Drop every picture. Then return, exactly, the lines from the beginning of the listing below through the one containing "ms=10, label='Sexually transmitted".
— START —
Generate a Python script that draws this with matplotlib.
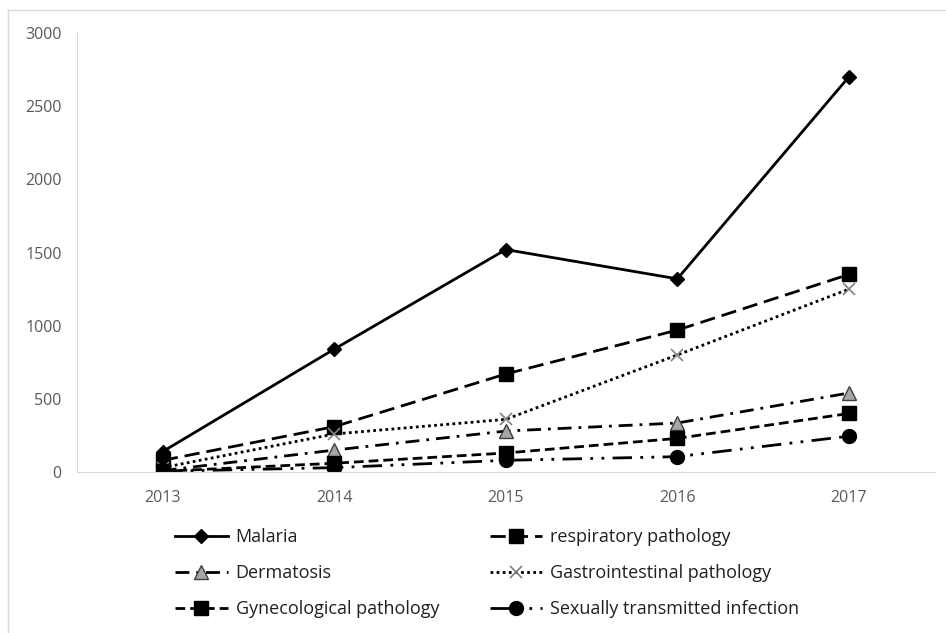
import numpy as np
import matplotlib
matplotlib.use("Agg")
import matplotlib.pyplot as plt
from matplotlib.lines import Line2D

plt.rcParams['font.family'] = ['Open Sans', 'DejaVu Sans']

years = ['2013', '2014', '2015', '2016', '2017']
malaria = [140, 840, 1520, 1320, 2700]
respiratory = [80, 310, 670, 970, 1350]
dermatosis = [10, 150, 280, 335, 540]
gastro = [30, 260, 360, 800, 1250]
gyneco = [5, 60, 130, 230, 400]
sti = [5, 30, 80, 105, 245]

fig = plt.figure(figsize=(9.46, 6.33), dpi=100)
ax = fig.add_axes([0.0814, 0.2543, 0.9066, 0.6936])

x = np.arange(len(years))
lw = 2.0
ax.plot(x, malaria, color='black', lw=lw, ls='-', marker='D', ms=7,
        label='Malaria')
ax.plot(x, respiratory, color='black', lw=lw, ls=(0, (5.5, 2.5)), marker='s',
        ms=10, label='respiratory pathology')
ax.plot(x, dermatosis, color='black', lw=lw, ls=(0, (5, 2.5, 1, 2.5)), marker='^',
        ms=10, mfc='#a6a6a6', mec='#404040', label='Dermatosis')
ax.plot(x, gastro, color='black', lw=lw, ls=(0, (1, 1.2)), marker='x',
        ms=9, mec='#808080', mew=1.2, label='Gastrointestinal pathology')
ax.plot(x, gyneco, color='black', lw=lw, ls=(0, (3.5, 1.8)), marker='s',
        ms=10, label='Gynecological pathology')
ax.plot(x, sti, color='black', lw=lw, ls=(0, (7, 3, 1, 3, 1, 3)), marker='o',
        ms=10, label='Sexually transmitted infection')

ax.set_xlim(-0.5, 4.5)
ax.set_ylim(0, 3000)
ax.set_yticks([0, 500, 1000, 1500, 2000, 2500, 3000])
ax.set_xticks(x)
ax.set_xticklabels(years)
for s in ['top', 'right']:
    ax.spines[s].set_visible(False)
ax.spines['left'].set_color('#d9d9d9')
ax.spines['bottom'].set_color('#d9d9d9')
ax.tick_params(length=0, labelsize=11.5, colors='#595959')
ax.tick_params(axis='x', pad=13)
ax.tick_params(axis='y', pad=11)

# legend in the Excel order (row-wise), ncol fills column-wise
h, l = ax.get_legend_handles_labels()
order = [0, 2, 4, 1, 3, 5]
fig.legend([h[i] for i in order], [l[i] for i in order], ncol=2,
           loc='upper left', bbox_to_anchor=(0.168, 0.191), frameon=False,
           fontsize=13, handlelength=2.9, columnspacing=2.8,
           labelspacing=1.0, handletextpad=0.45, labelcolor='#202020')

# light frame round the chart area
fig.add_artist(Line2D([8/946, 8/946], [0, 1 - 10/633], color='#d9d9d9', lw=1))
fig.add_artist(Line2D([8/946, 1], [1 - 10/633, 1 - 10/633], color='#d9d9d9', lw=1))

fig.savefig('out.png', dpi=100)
— END —
* **TASK OUTPUT**
Generate a Python script that draws this with matplotlib.
import numpy as np
import matplotlib
matplotlib.use("Agg")
import matplotlib.pyplot as plt
from matplotlib.lines import Line2D

plt.rcParams['font.family'] = ['Open Sans', 'DejaVu Sans']

years = ['2013', '2014', '2015', '2016', '2017']
malaria = [140, 840, 1520, 1320, 2700]
respiratory = [80, 310, 670, 970, 1350]
dermatosis = [10, 150, 280, 335, 540]
gastro = [30, 260, 360, 800, 1250]
gyneco = [5, 60, 130, 230, 400]
sti = [5, 30, 80, 105, 245]

fig = plt.figure(figsize=(9.46, 6.33), dpi=100)
ax = fig.add_axes([0.0814, 0.2543, 0.9066, 0.6936])

x = np.arange(len(years))
lw = 2.0
ax.plot(x, malaria, color='black', lw=lw, ls='-', marker='D', ms=7,
        label='Malaria')
ax.plot(x, respiratory, color='black', lw=lw, ls=(0, (5.5, 2.5)), marker='s',
        ms=10, label='respiratory pathology')
ax.plot(x, dermatosis, color='black', lw=lw, ls=(0, (5, 2.5, 1, 2.5)), marker='^',
        ms=10, mfc='#a6a6a6', mec='#404040', label='Dermatosis')
ax.plot(x, gastro, color='black', lw=lw, ls=(0, (1, 1.2)), marker='x',
        ms=9, mec='#808080', mew=1.2, label='Gastrointestinal pathology')
ax.plot(x, gyneco, color='black', lw=lw, ls=(0, (3.5, 1.8)), marker='s',
        ms=10, label='Gynecological pathology')
ax.plot(x, sti, color='black', lw=lw, ls=(0, (7, 3, 1, 3, 1, 3)), marker='o',
        ms=10, label='Sexually transmitted infection')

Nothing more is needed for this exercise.